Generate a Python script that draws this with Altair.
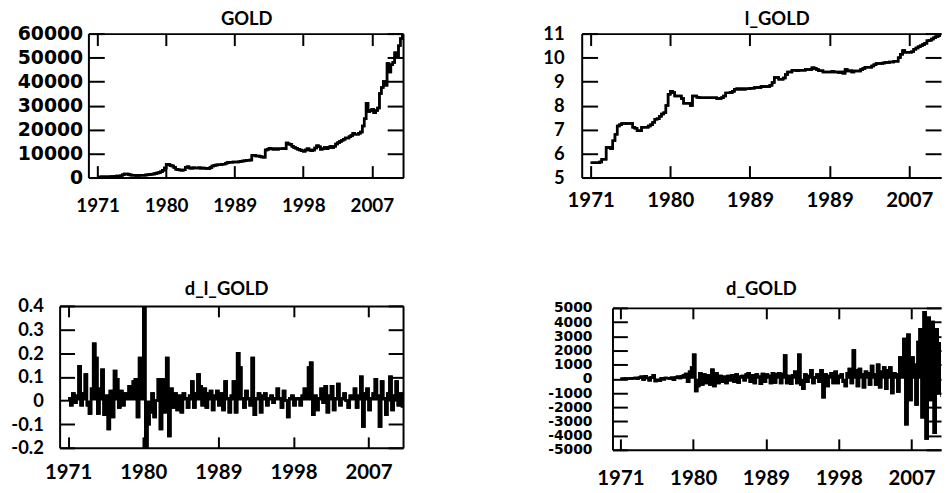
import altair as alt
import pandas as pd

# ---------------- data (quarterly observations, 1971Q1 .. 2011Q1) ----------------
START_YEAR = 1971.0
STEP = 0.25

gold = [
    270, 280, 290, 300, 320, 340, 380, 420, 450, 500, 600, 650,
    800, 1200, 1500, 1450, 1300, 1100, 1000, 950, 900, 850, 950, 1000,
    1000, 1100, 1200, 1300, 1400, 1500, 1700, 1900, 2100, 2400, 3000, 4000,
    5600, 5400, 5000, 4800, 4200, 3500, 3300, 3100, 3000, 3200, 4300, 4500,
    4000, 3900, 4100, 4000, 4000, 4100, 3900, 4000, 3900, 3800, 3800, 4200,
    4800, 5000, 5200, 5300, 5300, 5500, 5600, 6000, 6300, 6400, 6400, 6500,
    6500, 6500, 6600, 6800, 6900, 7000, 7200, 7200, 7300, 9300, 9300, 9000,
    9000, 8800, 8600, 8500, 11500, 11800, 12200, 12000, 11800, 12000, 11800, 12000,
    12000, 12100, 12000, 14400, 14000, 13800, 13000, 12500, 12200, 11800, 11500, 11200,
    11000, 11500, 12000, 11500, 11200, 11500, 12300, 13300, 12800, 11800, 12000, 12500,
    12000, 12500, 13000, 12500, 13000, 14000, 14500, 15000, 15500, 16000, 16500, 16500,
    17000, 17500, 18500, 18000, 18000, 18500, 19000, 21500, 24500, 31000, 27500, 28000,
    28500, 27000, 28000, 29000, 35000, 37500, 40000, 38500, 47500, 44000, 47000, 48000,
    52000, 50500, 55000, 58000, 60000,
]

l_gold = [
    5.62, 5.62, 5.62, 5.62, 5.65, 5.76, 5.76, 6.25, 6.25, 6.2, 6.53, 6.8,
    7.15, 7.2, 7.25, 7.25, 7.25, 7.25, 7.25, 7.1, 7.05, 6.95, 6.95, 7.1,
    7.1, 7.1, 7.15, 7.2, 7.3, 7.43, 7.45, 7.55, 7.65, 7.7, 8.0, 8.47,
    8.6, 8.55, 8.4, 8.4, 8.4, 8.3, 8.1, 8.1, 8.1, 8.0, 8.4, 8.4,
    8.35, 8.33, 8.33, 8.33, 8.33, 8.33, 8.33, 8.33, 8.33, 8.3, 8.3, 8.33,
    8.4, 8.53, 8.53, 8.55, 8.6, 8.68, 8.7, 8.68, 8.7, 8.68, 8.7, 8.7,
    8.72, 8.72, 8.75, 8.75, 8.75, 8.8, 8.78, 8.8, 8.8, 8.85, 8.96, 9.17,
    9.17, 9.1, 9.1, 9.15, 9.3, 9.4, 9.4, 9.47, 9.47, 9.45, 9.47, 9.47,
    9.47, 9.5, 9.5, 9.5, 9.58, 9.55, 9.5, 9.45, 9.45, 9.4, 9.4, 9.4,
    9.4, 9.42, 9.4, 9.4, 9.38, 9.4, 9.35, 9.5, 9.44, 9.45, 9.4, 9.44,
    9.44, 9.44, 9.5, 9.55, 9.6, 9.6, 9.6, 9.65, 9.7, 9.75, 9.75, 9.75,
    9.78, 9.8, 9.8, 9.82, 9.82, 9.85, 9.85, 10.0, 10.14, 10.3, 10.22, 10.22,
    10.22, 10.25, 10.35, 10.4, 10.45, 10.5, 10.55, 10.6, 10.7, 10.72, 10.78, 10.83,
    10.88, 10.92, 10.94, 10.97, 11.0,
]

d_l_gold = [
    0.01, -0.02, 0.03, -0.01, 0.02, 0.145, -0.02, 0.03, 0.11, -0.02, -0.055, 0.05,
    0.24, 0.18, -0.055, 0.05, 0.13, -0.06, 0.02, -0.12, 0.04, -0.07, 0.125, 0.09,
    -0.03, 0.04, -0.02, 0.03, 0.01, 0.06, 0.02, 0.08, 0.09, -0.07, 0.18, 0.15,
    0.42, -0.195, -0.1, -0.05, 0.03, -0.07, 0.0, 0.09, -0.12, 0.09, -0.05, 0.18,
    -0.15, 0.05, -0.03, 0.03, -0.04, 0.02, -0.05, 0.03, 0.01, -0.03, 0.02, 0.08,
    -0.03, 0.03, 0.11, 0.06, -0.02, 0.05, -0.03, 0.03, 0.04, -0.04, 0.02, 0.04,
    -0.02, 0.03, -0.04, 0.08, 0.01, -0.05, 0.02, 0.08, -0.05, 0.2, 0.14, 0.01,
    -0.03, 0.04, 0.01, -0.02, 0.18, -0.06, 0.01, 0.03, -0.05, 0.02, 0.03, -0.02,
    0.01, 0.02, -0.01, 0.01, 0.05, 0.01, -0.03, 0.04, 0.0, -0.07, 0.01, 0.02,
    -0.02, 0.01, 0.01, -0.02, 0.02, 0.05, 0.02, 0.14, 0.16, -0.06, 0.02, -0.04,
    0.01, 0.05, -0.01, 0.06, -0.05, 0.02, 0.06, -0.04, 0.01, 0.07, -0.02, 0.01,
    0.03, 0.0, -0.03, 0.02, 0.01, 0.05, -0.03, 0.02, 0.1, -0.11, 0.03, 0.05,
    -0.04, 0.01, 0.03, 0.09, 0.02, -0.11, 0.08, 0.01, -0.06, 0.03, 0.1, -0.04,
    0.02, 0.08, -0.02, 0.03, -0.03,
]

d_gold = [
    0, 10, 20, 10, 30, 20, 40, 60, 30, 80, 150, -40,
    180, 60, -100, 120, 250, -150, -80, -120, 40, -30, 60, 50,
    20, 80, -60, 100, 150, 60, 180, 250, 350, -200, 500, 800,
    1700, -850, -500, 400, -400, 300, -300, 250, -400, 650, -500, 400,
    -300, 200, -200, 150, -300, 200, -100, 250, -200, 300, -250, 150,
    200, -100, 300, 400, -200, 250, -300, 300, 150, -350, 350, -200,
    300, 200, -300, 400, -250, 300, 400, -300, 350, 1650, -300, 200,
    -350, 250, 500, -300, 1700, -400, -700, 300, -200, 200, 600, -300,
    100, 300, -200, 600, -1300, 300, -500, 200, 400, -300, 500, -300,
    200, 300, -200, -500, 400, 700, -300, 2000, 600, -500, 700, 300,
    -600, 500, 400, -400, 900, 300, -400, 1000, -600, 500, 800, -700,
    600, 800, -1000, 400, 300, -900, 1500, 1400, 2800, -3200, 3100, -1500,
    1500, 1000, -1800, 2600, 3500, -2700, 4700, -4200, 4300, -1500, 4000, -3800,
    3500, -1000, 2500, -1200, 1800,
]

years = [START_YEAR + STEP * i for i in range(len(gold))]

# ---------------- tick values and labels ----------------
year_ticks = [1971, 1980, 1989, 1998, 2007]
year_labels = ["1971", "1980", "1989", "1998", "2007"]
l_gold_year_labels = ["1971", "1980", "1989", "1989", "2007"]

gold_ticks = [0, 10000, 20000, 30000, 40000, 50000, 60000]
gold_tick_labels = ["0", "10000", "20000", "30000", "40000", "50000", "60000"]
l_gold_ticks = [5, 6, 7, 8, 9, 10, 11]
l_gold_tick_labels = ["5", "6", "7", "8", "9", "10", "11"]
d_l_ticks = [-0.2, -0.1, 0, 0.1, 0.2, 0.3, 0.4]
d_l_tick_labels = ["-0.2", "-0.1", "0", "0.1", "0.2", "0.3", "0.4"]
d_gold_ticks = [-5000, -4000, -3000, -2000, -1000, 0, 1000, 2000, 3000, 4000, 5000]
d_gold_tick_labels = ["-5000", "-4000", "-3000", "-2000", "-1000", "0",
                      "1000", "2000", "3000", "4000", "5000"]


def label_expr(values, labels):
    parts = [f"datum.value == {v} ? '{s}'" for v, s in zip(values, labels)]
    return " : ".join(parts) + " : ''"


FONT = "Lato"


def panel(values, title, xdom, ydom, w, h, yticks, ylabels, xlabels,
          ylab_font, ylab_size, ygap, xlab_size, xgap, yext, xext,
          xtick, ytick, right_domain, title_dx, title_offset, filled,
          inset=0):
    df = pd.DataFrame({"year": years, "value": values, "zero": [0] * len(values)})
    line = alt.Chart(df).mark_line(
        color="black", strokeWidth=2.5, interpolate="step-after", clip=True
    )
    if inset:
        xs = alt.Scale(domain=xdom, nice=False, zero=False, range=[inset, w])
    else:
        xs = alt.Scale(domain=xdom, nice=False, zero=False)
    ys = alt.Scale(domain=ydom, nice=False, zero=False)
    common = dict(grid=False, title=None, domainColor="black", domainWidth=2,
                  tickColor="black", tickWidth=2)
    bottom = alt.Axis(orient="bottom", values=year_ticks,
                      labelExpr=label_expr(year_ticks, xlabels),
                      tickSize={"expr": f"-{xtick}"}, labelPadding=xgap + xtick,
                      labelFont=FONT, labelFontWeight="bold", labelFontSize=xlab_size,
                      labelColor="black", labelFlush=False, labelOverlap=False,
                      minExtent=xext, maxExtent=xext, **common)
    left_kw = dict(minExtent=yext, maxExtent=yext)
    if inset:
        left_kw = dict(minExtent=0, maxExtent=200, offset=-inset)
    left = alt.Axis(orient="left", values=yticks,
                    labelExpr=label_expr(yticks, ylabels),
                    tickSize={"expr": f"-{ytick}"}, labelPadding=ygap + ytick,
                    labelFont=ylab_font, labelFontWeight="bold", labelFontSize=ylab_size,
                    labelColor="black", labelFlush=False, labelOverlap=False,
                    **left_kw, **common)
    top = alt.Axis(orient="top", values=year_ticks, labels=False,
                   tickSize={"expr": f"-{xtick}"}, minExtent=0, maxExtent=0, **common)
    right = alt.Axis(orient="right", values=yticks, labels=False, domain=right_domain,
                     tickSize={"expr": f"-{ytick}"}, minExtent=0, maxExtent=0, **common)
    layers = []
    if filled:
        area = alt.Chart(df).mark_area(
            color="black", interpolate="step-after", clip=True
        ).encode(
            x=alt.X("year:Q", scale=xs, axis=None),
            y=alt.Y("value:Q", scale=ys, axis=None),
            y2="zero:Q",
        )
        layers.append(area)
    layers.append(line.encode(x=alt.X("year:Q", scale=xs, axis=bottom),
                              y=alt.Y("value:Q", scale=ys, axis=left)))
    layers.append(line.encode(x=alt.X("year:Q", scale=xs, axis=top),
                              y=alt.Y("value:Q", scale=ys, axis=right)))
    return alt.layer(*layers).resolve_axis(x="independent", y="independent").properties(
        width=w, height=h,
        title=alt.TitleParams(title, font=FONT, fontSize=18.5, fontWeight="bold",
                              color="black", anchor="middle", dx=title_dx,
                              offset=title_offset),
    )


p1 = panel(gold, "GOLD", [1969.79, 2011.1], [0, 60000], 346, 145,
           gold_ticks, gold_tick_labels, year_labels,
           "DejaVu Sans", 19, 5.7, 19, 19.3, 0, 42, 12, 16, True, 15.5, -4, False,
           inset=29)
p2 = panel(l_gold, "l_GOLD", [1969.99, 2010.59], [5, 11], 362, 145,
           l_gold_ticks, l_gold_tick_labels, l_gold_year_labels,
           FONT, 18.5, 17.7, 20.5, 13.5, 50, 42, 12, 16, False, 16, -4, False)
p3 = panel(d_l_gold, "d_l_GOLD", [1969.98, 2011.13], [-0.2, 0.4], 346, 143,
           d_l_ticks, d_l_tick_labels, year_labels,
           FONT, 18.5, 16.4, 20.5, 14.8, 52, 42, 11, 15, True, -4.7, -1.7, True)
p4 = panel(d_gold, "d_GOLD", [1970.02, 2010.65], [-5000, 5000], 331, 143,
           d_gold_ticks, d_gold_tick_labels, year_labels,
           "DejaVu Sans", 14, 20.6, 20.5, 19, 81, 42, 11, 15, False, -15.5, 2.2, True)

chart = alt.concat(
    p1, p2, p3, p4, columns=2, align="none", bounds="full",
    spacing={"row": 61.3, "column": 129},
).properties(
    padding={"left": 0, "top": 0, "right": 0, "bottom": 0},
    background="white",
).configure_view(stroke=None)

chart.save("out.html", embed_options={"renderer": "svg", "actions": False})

################

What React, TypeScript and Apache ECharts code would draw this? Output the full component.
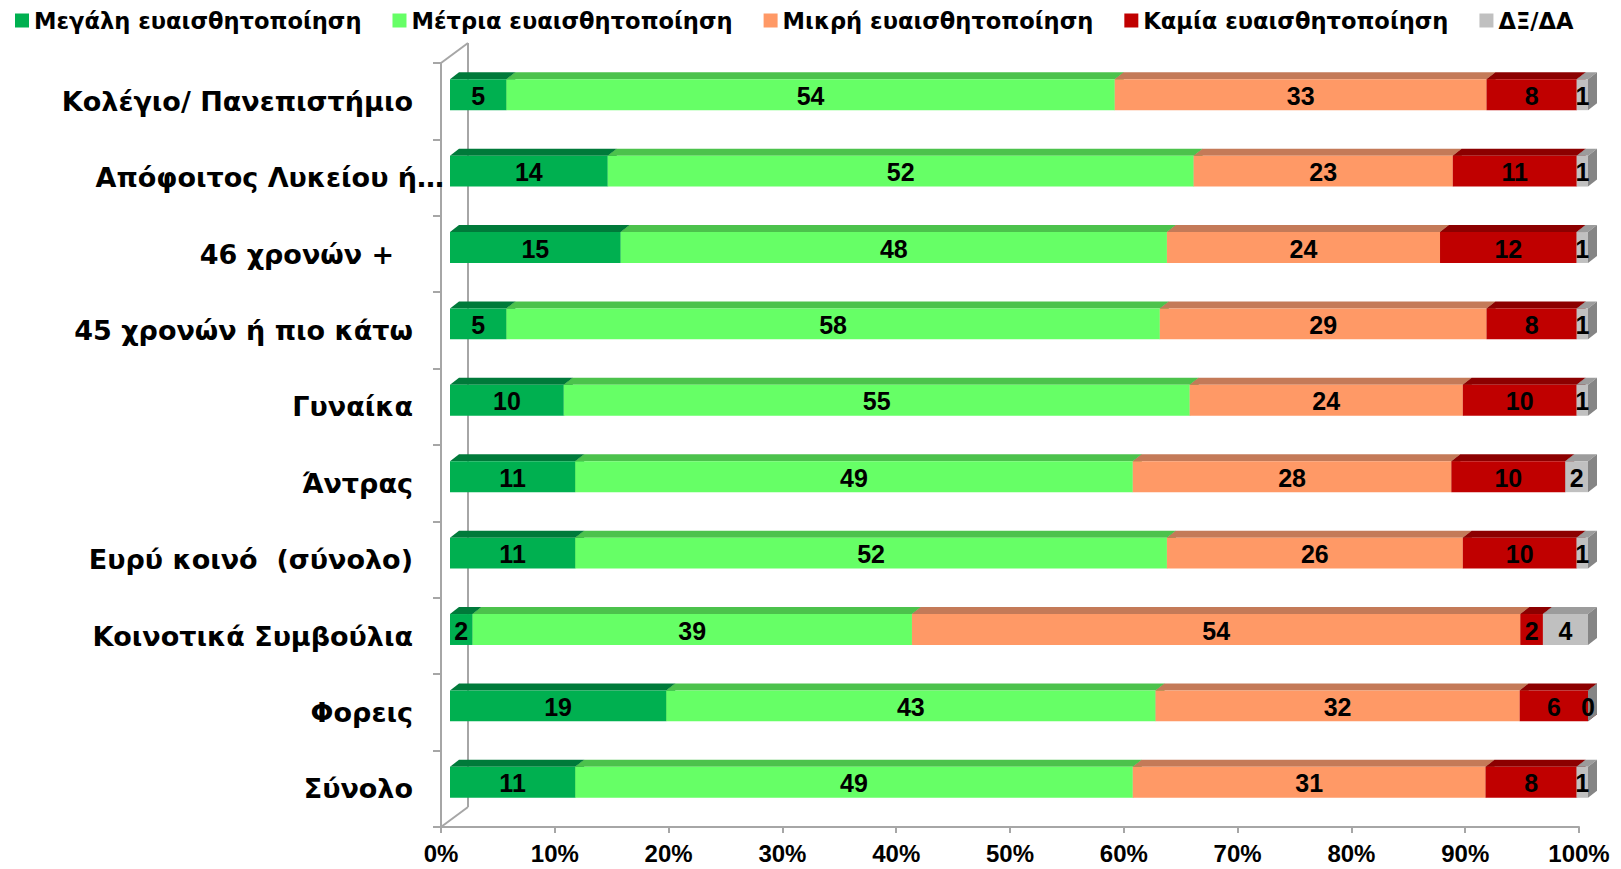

################

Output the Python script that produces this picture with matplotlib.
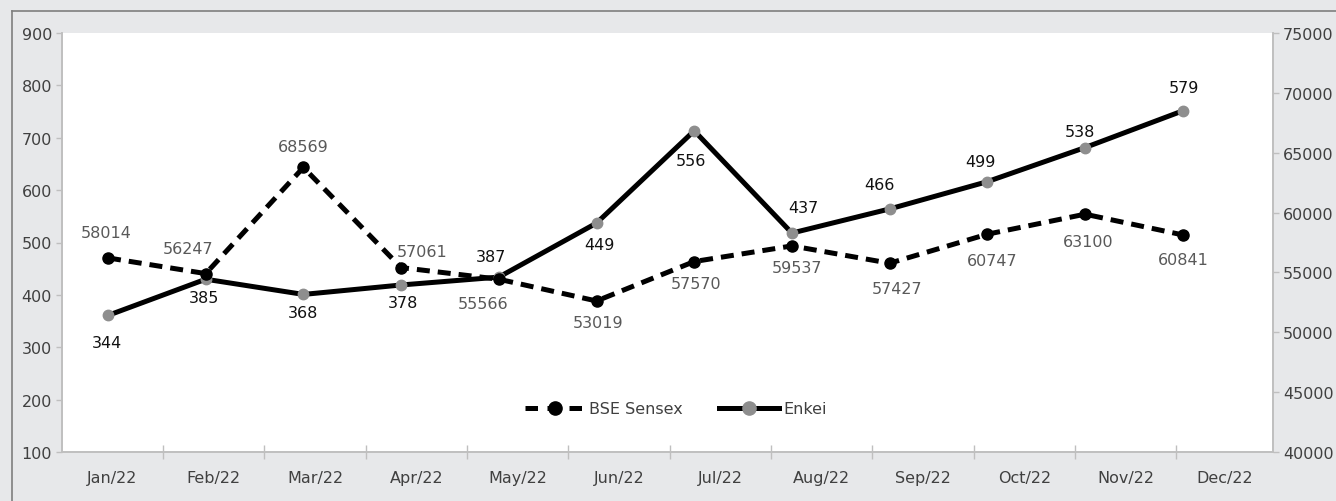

################

TASK GOAL
Extract exactly, and only, the lines from the one with "Generate a Python" to the one with "STEP = 0.25", both ends counted. Leave the images behind.

RESPONSE TO THE EXERCISE
Generate a Python script that draws this with Altair.
import altair as alt
import pandas as pd

# ---------------- data (quarterly observations, 1971Q1 .. 2011Q1) ----------------
START_YEAR = 1971.0
STEP = 0.25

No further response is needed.